Recent work on program synthesis and program optimization illustrates many
potential benefits of allowing the user to supplement the logical
specification with a syntactic template that constrains the space of
allowed implementations.

The scope of synthesis problems in this demonstration fit into the
following paradigms:

1) Syntax-Guided Synthesis (SyGuS) is a paradigm for specifying problems
where the target program is an expression in an SMT theory. The input to
SyGuS consists of a background theory, a semantic-correctness specification
for the desired program given by a logical

formula, and a syntactic set of candidate implementations given by a
grammar.

2) Semantics-Guided Synthesis (SemGuS) is a paradigm for specifying
problems where the target program lies in an arbitrary language.

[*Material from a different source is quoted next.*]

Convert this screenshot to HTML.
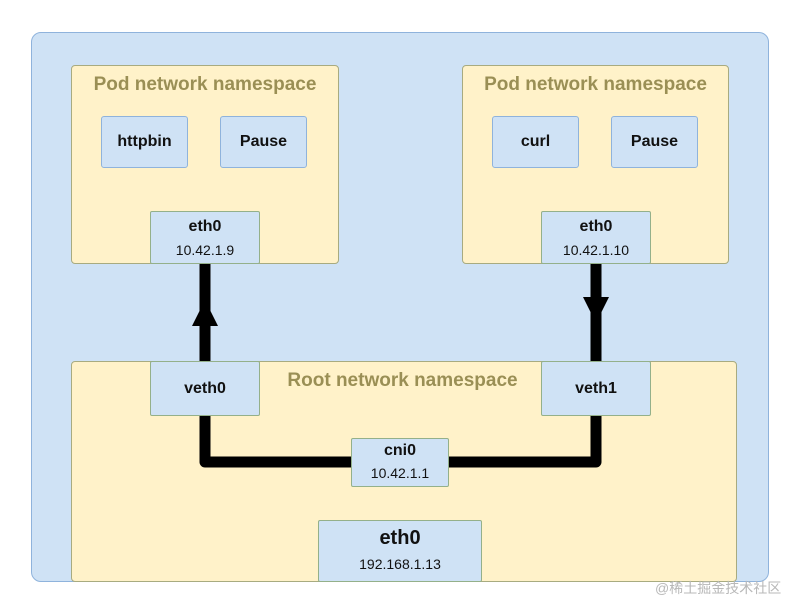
<!DOCTYPE html>
<html><head><style>
body{margin:0;width:800px;height:613px;background:#fff;position:relative;overflow:hidden;font-family:"Liberation Sans","Noto Sans CJK SC",sans-serif}
.a{position:absolute;box-sizing:border-box}
.outer{left:31px;top:32px;width:738px;height:550px;background:#cfe2f5;border:1.5px solid #8fb3dc;border-radius:10px}
.ns{background:#fff2c9;border:1.5px solid #a8ab80;border-radius:4px}
.t{color:#9a8f55;font-weight:bold;font-size:19px;text-align:center}
.b{background:#cfe2f5;border:1.5px solid #94b08a;border-radius:2px;text-align:center;font-weight:bold;color:#111;font-size:16px}
.c{background:#cfe2f5;border:1.5px solid #8fb3dc;border-radius:3px;text-align:center;font-weight:bold;color:#111;font-size:16px;line-height:50px}
.ip{font-weight:normal;font-size:14px}
</style></head><body>
<div class="a outer"></div>
<div class="a ns" style="left:71px;top:65px;width:268px;height:199px"></div>
<div class="a t" style="left:71px;top:74px;width:268px">Pod network namespace</div>
<div class="a ns" style="left:462px;top:65px;width:267px;height:199px"></div>
<div class="a t" style="left:462px;top:74px;width:267px">Pod network namespace</div>
<div class="a ns" style="left:71px;top:361px;width:666px;height:221px"></div>
<div class="a t" style="left:260px;top:370px;width:285px">Root network namespace</div>
<div class="a c" style="left:101px;top:116px;width:87px;height:52px">httpbin</div>
<div class="a c" style="left:220px;top:116px;width:87px;height:52px">Pause</div>
<div class="a c" style="left:492px;top:116px;width:87px;height:52px">curl</div>
<div class="a c" style="left:611px;top:116px;width:87px;height:52px">Pause</div>
<svg class="a" style="left:0;top:0" width="800" height="613">
<path d="M205 263 V362 M205 415 V462 H596 V415 M596 263 V362" stroke="#000" stroke-width="11" fill="none" stroke-linejoin="round"/>
<polygon points="205,300 192,326 218,326" fill="#000"/>
<polygon points="596,323 583,297 609,297" fill="#000"/>
</svg>
<div class="a b" style="left:150px;top:211px;width:110px;height:53px;padding-top:6px">eth0<div class="ip" style="margin-top:6px">10.42.1.9</div></div>
<div class="a b" style="left:541px;top:211px;width:110px;height:53px;padding-top:6px">eth0<div class="ip" style="margin-top:6px">10.42.1.10</div></div>
<div class="a b" style="left:150px;top:361px;width:110px;height:55px;line-height:53px">veth0</div>
<div class="a b" style="left:541px;top:361px;width:110px;height:55px;line-height:53px">veth1</div>
<div class="a b" style="left:351px;top:438px;width:98px;height:49px;padding-top:3px">cni0<div class="ip" style="margin-top:5px">10.42.1.1</div></div>
<div class="a b" style="left:318px;top:520px;width:164px;height:62px;padding-top:6px;font-size:20px">eth0<div class="ip" style="margin-top:6px">192.168.1.13</div></div>
<div class="a" style="left:655px;top:578px;font-size:14px;color:#b8b8b8">@稀土掘金技术社区</div>
</body></html>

The key
difference from SyGuS is that the SemGuS format allows one to specify both
the syntax and semantics that define the search space.  The syntax is
defined by giving a grammar; the semantics of the language is defined using
constrained Horn clauses (CHCs).

For both paradigms, the computational problem then is to find an
implementation

from the set of candidate programs that satisfies the specification.

Aimed at stimulating innovations in SyGuS techniques, SyGuS-Comp, a
competition of solvers for SyGuS benchmarks, was held every year from 2014
to 2019. There has been continued interest in both using SyGuS solvers for
various synthesis applications and using SyGuS benchmarks for evaluating
new solution strategies. In 2020, the SyGuS organization sent a call to the
SyGuS community requesting new benchmarks, feedback on proposed new
extensions, and suggestions for new features. Additionally,
semantics-guided synthesis was introduced recently as a way of specifying
user-defined semantics for expressions that do not fit an SMT-LIB
background theory. We demo a range of baseline solvers for these domains at
FloC 2022.

The demonstration will consist of 4 tracks. For each track, the organizers
will curate a set of benchmarks and run all available solvers on them.  The
tracks are:

   1.

   SyGuS general track:  Benchmarks in SyGuS 2.1 format (
   https://urldefense.com/v3/__https://sygus.org/assets/pdf/SyGuS-IF_2.1.pdf__;!!IBzWLUs!ALWKnpxaor9P_rjydK3oAxLGoOgT89Ik-Ah6p7dy4-ldfxvIPnzdcsIo_TIoluWediWogI1-TJM-xg$ ) whose logic is limited to
   standard SMT-LIB theories.
   2.

   Tables track: Benchmarks in SyGuS 2.1 format whose logic includes a
   recently developed SMT-LIB theory of tables.
   3.

   Oracles track: Benchmarks in SyGuS 2.1 format that use the oracles
   feature.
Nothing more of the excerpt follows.